Mais quel roman magnifique. Une virtuosité dans les remous de l'âme de chacun des protagonistes, une description vivante d'une petite ville flamande avec ses différents quartiers, une vision percutante des rapports humains, et Alberte, cette héroïne à contre-emploi. Jeune fille pauvre, simple, lâchée dans un monde de veuleries et roueries d'une famille bourgeoise tenue d'une main de fer par un vieux brasseur, qui domine le jeu de dupes avec maestria et se régale à manipuler tout ce petit monde qui attend une seule chose : l'argent de l'héritage. Ce vieillard, rusé et dominateur, se régale et jubile à distribuer « ses faveurs et ses fureurs avec une injustice proprement divine. » Et pourtant, alors qu'il reconnait Alberte sa fille naturelle comme sa légataire, il se demande pourquoi. Pourquoi toute cette vie de lutte et, comme un ogre affamé, pourquoi tout le monde n'a pas cette faim. Il y aura bien une fin mais sans doute pas celle qu'il attendait de sa famille. Quelle famille ? Sans descendance directe, à l'exception d'Alberte, il se nourrit des envies qu'il fait naître chez sa soeur, ses beaux fils ou neveux, et qu'il tue d'un revers de mots cassant. Mensonges que toute cette vie bourgeoise. Mensonge de cette vie qu'il impose à sa fille, dont la mère est déjà partie dans un monde de chimères depuis qu'il l'a laissée sur le bas-côté dès qu'elle fût enceinte de lui. Il ne rechigne pas à donner quelques piécettes pour maintenir une sorte de jeu, tel un chat lançant la patte sur la souris déjà bien fatiguée, elle ne jouant plus mais attendant la fin. La fin viendra quand le vieux l'aura décidé. La surprise aussi. Alberte saura-t-elle s'acclimater à ce nouveau monde, passer du quartier des prostituées où sa mère alcoolique l'a laissée grandir à celui de la bourgeoisie et de ses histoires guères plus ragoutantes.
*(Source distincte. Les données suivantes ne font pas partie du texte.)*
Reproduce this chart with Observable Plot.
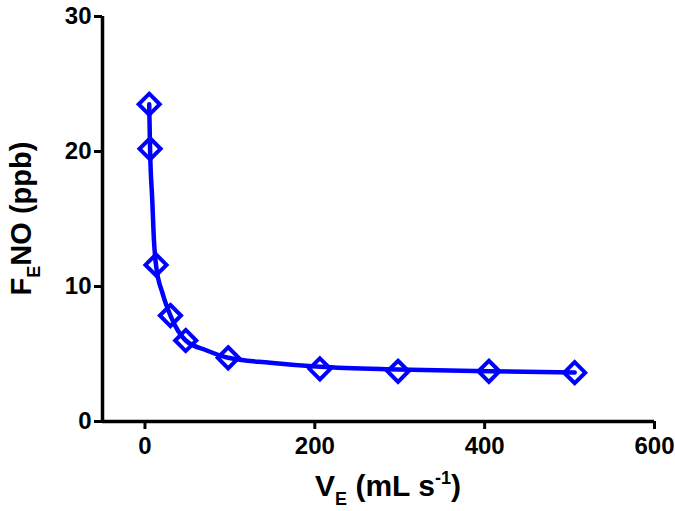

L'écriture de Françoise Mallet-Joris est splendide, fine, poussée. Elle creuse les âmes avec précision, pousse loin le lecteur dans les recoins cachés des psychés. Ce roman a une saveur très particulière, un goût amer et pourtant très beau. Ce personnage de Philippe, sournois et sans doute le plus honnête avec lui-même dans la compréhension de ce qui lui arrive, de ce qui se passe sous ce toit, reste pour moi, une immense gageur très bien réussie par cette autrice. Je suis impressionnée par la force de Françoise Mallet-Joris qui se dégage dans ce roman tant de ces personnages que de sa composition.